Barbara is also considering that as she ages, she may also become transit-dependent. “When I’m older and can’t drive anymore, I want to be able to get around.” Many smaller towns and rural areas tend to be older, and seniors are now outliving their ability to drive safely by an average of 7 to 10 years. Without transit options, many of these seniors will lose their independence.
The hearings also emphasized that survivors of domestic abuse disproportionately rely on transit.

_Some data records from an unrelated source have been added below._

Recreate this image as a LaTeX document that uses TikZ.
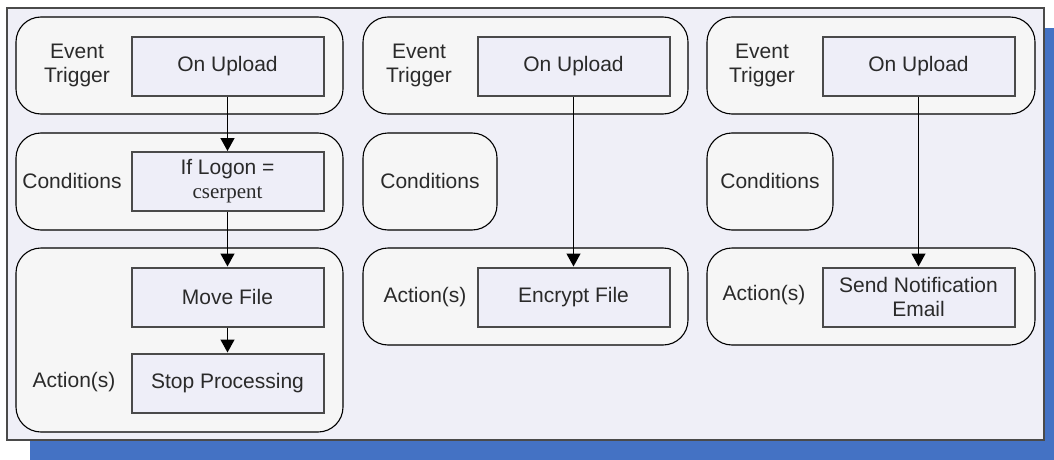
\documentclass[tikz,border=0pt]{standalone}
\usepackage{fontspec}
\setmainfont{Liberation Sans}
\newfontfamily\timesfont{Liberation Serif}
\usepackage{tikz}
\usetikzlibrary{arrows.meta, positioning}
\usepackage{xcolor}
\definecolor{shadowblue}{HTML}{4472C4}
\definecolor{framefill}{HTML}{EFEFF7}
\definecolor{panelfill}{HTML}{F6F6F6}
\definecolor{boxfill}{HTML}{EEEEF8}
\definecolor{boxline}{HTML}{4A4A4A}
\definecolor{textgray}{HTML}{2A2A2A}

\begin{document}
\begin{tikzpicture}[
    x=1pt, y=-1pt,
    every node/.style={font=\fontsize{21}{24}\selectfont, text=textgray},
    panel/.style={rectangle, rounded corners=25pt, draw=black, line width=1.1pt, fill=panelfill, inner sep=0pt},
    rule/.style={rectangle, draw=boxline, line width=2pt, fill=boxfill, minimum width=192pt, minimum height=59pt, align=center, inner sep=0pt},
    label/.style={align=center, inner sep=0pt},
    arrow/.style={-{Triangle[length=13pt, width=14pt]}, line width=1.3pt},
]
\useasboundingbox (0,0) rectangle (1054,460);

% Background
\fill[shadowblue] (30,28) rectangle (1054,460);
\draw[boxline, line width=1.6pt, fill=framefill] (7,8) rectangle (1044,440);

% Column 1
\node[panel, minimum width=327pt, minimum height=97pt] (ev1) at (179.5,65.5) {};
\node[panel, minimum width=327pt, minimum height=97pt] (cond1) at (179.5,181.5) {};
\node[panel, minimum width=327pt, minimum height=184pt] (act1) at (179.5,340) {};
\node[label] (evlbl1) at (77,65) {Event\\Trigger};
\node[label] (condlbl1) at (72,181) {Conditions};
\node[label] (actlbl1) at (74,382) {Action(s)};
\node[rule] (upload1) at (227.5,66.5) {On Upload};
\node[rule] (logon) at (227.5,181.5) {If Logon =\\{\timesfont cserpent}};
\node[rule] (move) at (227.5,297) {Move File};
\node[rule] (stop) at (227.5,383) {Stop Processing};

% Column 2
\node[panel, minimum width=325pt, minimum height=97pt] (ev2) at (525.5,65.5) {};
\node[panel, minimum width=134pt, minimum height=97pt] (cond2) at (430,181.5) {};
\node[panel, minimum width=325pt, minimum height=97pt] (act2) at (525.5,296.5) {};
\node[label] (evlbl2) at (419,65) {Event\\Trigger};
\node[label] (condlbl2) at (430,181) {Conditions};
\node[label] (actlbl2) at (425,297) {Action(s)};
\node[rule] (upload2) at (573.5,66.5) {On Upload};
\node[rule] (encrypt) at (573.5,297) {Encrypt File};

% Column 3
\node[panel, minimum width=328pt, minimum height=97pt] (ev3) at (871,65.5) {};
\node[panel, minimum width=126pt, minimum height=97pt] (cond3) at (770,181.5) {};
\node[panel, minimum width=328pt, minimum height=97pt] (act3) at (871,296.5) {};
\node[label] (evlbl3) at (762,65) {Event\\Trigger};
\node[label] (condlbl3) at (770,181) {Conditions};
\node[label] (actlbl3) at (764,295) {Action(s)};
\node[rule] (upload3) at (918.5,66.5) {On Upload};
\node[rule] (notify) at (918.5,297) {Send Notification\\Email};

% Arrows
\draw[arrow] (upload1) -- (logon);
\draw[arrow] (logon) -- (move);
\draw[arrow] (move) -- (stop);
\draw[arrow] (upload2) -- (encrypt);
\draw[arrow] (upload3) -- (notify);

\end{tikzpicture}
\end{document}
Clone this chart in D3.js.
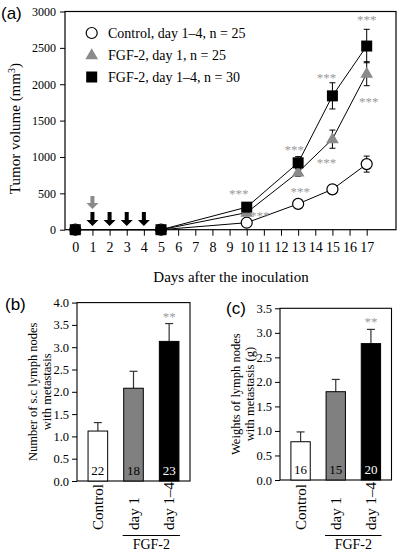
<!DOCTYPE html>
<html><head><meta charset="utf-8">
<script src="https://cdn.jsdelivr.net/npm/d3@7"></script>
<style>body{margin:0;background:#fff}svg{display:block}
.serif{font-family:"Liberation Serif","DejaVu Serif",serif}
.sans{font-family:"Liberation Sans","DejaVu Sans",sans-serif}
</style>
</head><body>
<svg id="c" width="400" height="552"></svg>
<script>
// ---------- data ----------
const days = [0, 5, 10, 13, 15, 17];
const controlMean = [0, 0, 96, 355, 555, 902];
const controlErr  = [0, 0, 15, 25, 65, 110];
const fgfDay1Mean = [0, 0, 235, 790, 1245, 2145];
const fgfDay1Err  = [0, 0, 20, 55, 125, 165];
const fgfDay14Mean = [0, 0, 310, 920, 1840, 2525];
const fgfDay14Err  = [0, 0, 30, 85, 180, 230];
const xTicks = d3.range(0, 18);
const yTicksA = [0, 500, 1000, 1500, 2000, 2500, 3000];
const legendLabels = ["Control, day 1\u20134, n = 25", "FGF-2, day 1, n = 25", "FGF-2, day 1\u20134, n = 30"];
const blackArrowDays = [1, 2, 3, 4];
const grayArrowDays = [1];
// significance marks: [day, value, dx, dy]
const starsA = [[10, 310, -8, -14], [10, 235, 13, 2], [13, 920, -4, -14], [13, 790, 2, 19],
                [15, 1840, -6, -19], [15, 1245, -6, 23], [17, 2525, 0, -27], [17, 2145, 2, 27]];

const barCats = ["Control", "day 1", "day 1\u20134"];
const nodesMean = [1.12, 2.08, 3.13];
const nodesErr  = [0.19, 0.38, 0.40];
const nodesN = [22, 18, 23];
const weightMean = [0.78, 1.80, 2.78];
const weightErr  = [0.20, 0.25, 0.29];
const weightN = [16, 15, 20];
const yTicksB = d3.range(0, 4.01, 0.5);
const yTicksC = d3.range(0, 3.51, 0.5);

// ---------- drawing ----------
const svg = d3.select("#c");
const GRAY = "#8a8a8a";
const STAR = "#9a9a9a";
const SERIF = '"Liberation Serif","DejaVu Serif",serif';
const SANS = '"Liberation Sans","DejaVu Sans",sans-serif';

// panel (a)
const A = {l: 65, r: 396, t: 11.5, b: 229.7};
const x = d3.scaleLinear().domain([0, 17]).range([75.3, 366.7]);
const y = d3.scaleLinear().domain([0, 3000]).range([A.b, A.t]);
const ga = svg.append("g");

ga.append("text").attr("x", 1).attr("y", 19).style("font-family", SANS).attr("font-size", 17).text("(a)");

const xAx = ga.append("g").attr("transform", `translate(0,${A.b})`)
  .call(d3.axisBottom(x).tickValues(xTicks).tickSize(6).tickPadding(6).tickFormat(d3.format("d")));
xAx.attr("font-family", null);
xAx.select(".domain").remove();
xAx.selectAll("text").style("font-family", SERIF).attr("font-size", 14).attr("fill", "#000");
const yAx = ga.append("g").attr("transform", `translate(${A.l},0)`)
  .call(d3.axisLeft(y).tickValues(yTicksA).tickSize(5).tickPadding(4).tickFormat(d3.format("d")));
yAx.attr("font-family", null);
yAx.select(".domain").remove();
yAx.selectAll("text").style("font-family", SERIF).attr("font-size", 12).attr("fill", "#000");

ga.append("rect").attr("x", A.l).attr("y", A.t).attr("width", A.r - A.l).attr("height", A.b - A.t)
  .attr("fill", "none").attr("stroke", "#000").attr("stroke-width", 1.2);

ga.append("text").attr("transform", `translate(20,${(A.t + A.b) / 2 + 8}) rotate(-90)`)
  .attr("text-anchor", "middle").style("font-family", SERIF).attr("font-size", 15)
  .call(t => { t.append("tspan").text("Tumor volume (mm"); t.append("tspan").attr("baseline-shift", "super").attr("font-size", 10).text("3"); t.append("tspan").text(")"); });
ga.append("text").attr("x", 231).attr("y", 282).attr("text-anchor", "middle")
  .style("font-family", SERIF).attr("font-size", 15).text("Days after the inoculation");

const line = d3.line().x((d, i) => x(days[i])).y(d => y(d));
const series = [
  {m: controlMean, e: controlErr, type: "circle"},
  {m: fgfDay1Mean, e: fgfDay1Err, type: "tri"},
  {m: fgfDay14Mean, e: fgfDay14Err, type: "sq"}
];
series.forEach(s => {
  ga.append("path").attr("d", line(s.m)).attr("fill", "none").attr("stroke", "#000").attr("stroke-width", 1);
});
series.forEach(s => {
  s.m.forEach((v, i) => {
    if (s.e[i] <= 0) return;
    const cx = x(days[i]);
    const g = ga.append("g").attr("stroke", "#000").attr("stroke-width", 1);
    g.append("line").attr("x1", cx).attr("x2", cx).attr("y1", y(v - s.e[i])).attr("y2", y(v + s.e[i]));
    [v - s.e[i], v + s.e[i]].forEach(w => g.append("line").attr("x1", cx - 3).attr("x2", cx + 3).attr("y1", y(w)).attr("y2", y(w)));
  });
});
function marker(g, type, cx, cy) {
  if (type === "circle") g.append("circle").attr("cx", cx).attr("cy", cy).attr("r", 5.5).attr("fill", "#fff").attr("stroke", "#000").attr("stroke-width", 1.2);
  else if (type === "tri") g.append("path").attr("d", d3.symbol(d3.symbolTriangle, 70)()).attr("transform", `translate(${cx},${cy + 0.5})`).attr("fill", GRAY);
  else g.append("rect").attr("x", cx - 5.5).attr("y", cy - 5.5).attr("width", 11).attr("height", 11).attr("fill", "#000");
}
series.forEach(s => s.m.forEach((v, i) => marker(ga, s.type, x(days[i]), y(v))));

starsA.forEach(([d, v, dx, dy]) => {
  ga.append("text").attr("x", x(d) + dx).attr("y", y(v) + dy + 5).attr("text-anchor", "middle")
    .style("font-family", SERIF).attr("font-size", 13).attr("fill", STAR).text("***");
});

function arrow(g, cx, top, bottom, color) {
  const p = d3.path();
  p.moveTo(cx - 2, top); p.lineTo(cx + 2, top); p.lineTo(cx + 2, bottom - 6); p.lineTo(cx + 6, bottom - 6);
  p.lineTo(cx, bottom); p.lineTo(cx - 6, bottom - 6); p.lineTo(cx - 2, bottom - 6); p.closePath();
  g.append("path").attr("d", p.toString()).attr("fill", color);
}
grayArrowDays.forEach(d => arrow(ga, x(d), 196, 209, GRAY));
blackArrowDays.forEach(d => arrow(ga, x(d), 212, 226, "#000"));

const legY = [33, 55, 77], legTypes = ["circle", "tri", "sq"];
legendLabels.forEach((t, i) => {
  marker(ga, legTypes[i], 91.7, legY[i]);
  ga.append("text").attr("x", 108).attr("y", legY[i] + 5).style("font-family", SERIF).attr("font-size", 14).text(t);
});

// bar panels
function barPanel(opts) {
  const g = svg.append("g");
  const xb = d3.scaleBand().domain(barCats).range([opts.l, opts.r]).paddingInner(0.45).paddingOuter(0.31);
  const yb = d3.scaleLinear().domain([0, opts.max]).range([opts.b, opts.t]);
  g.append("text").attr("x", opts.labX).attr("y", opts.labY).style("font-family", SANS).attr("font-size", 17).text(opts.label);
  const ax = g.append("g").attr("transform", `translate(${opts.l},0)`)
    .call(d3.axisLeft(yb).tickValues(opts.ticks).tickSize(5).tickPadding(3).tickFormat(d3.format(".1f")));
  ax.attr("font-family", null);
  ax.select(".domain").remove();
  ax.selectAll("text").style("font-family", SERIF).attr("font-size", 12.5).attr("fill", "#000");
  g.append("rect").attr("x", opts.l).attr("y", opts.t).attr("width", opts.r - opts.l).attr("height", opts.b - opts.t)
    .attr("fill", "none").attr("stroke", "#000").attr("stroke-width", 1.1);
  const fills = ["#fff", "#808080", "#000"];
  barCats.forEach((c, i) => {
    const bx = xb(c), bw = xb.bandwidth(), cx = bx + bw / 2;
    const top = yb(opts.mean[i]);
    g.append("line").attr("x1", cx).attr("x2", cx).attr("y1", top).attr("y2", yb(opts.mean[i] + opts.err[i])).attr("stroke", "#333").attr("stroke-width", 1.2);
    g.append("line").attr("x1", cx - 4).attr("x2", cx + 4).attr("y1", yb(opts.mean[i] + opts.err[i])).attr("y2", yb(opts.mean[i] + opts.err[i])).attr("stroke", "#333").attr("stroke-width", 1.2);
    g.append("rect").attr("x", bx).attr("y", top).attr("width", bw).attr("height", opts.b - top)
      .attr("fill", fills[i]).attr("stroke", "#000").attr("stroke-width", 1);
    g.append("text").attr("x", cx).attr("y", opts.b - 6).attr("text-anchor", "middle").style("font-family", SERIF)
      .attr("font-size", 13).attr("fill", i === 2 ? "#fff" : "#000").text(opts.n[i]);
    g.append("text").attr("transform", `translate(${cx + 5},530) rotate(-90)`).style("font-family", SERIF)
      .attr("font-size", 15).text(c);
  });
  const last = barCats[2];
  g.append("text").attr("x", xb(last) + xb.bandwidth() / 2).attr("y", yb(opts.mean[2] + opts.err[2]) - 3)
    .attr("text-anchor", "middle").style("font-family", SERIF).attr("font-size", 13).attr("fill", STAR).text("**");
  const x1 = xb(barCats[1]) - 1, x2 = xb(last) + xb.bandwidth() + 1;
  g.append("line").attr("x1", x1).attr("x2", x2).attr("y1", 535.5).attr("y2", 535.5).attr("stroke", "#000").attr("stroke-width", 1);
  g.append("text").attr("x", (x1 + x2) / 2).attr("y", 548.5).attr("text-anchor", "middle").style("font-family", SERIF).attr("font-size", 14).text("FGF-2");
  g.append("text").attr("transform", `translate(${opts.yLabX},${(opts.t + opts.b) / 2}) rotate(-90)`)
    .attr("text-anchor", "middle").style("font-family", SERIF).attr("font-size", 12.5)
    .call(t => opts.yLab.forEach((s, k) => t.append("tspan").attr("x", 0).attr("dy", k === 0 ? 0 : 14).text(s)));
}
barPanel({l: 77, r: 190, t: 302.6, b: 481, max: 4, ticks: yTicksB, mean: nodesMean, err: nodesErr, n: nodesN,
  label: "(b)", labX: 5, labY: 310, yLab: ["Number of s.c lymph nodes", "with metastasis"], yLabX: 37});
barPanel({l: 280, r: 391.5, t: 308.3, b: 480, max: 3.5, ticks: yTicksC, mean: weightMean, err: weightErr, n: weightN,
  label: "(c)", labX: 226, labY: 314, yLab: ["Weights of lymph nodes", "with metastasis (g)"], yLabX: 240});
</script>
</body></html>
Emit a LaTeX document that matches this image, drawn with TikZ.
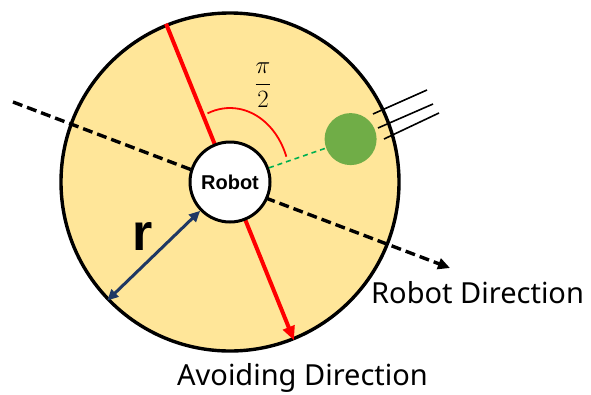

Shivani Parikh, outreach coordinator at the New York State Coalition Against Domestic Violence, testified that a lack of public transit makes it harder for survivors to get help. Service cuts can “greatly influence their sense of isolation, their experience of abuse, and their perceived ability to leave,” she warned.
Throughout America, millions are forced to depend on transit that doesn’t fully meet their needs, while millions more have no access at all. This is unacceptable.
Congress can help. Public transit needs at least $39 billion in emergency relief to avoid service cuts and layoffs through 2023. But more broadly, we need to revise the “80-20” split that’s plagued federal transit funding since the Reagan era — with 80 percent going to highways and less than 20 percent to public transit.
Part of the justification for this disparity is that only people in dense, urban areas use transit. This is upside-down logic. The hearings reveal that when people don’t use transit, it’s because it is nonexistent, unreliable, or inaccessible.
The funding to meet everyone’s transit needs exists — it’s just not being allocated correctly. It’s time we invest in public transit for all of America.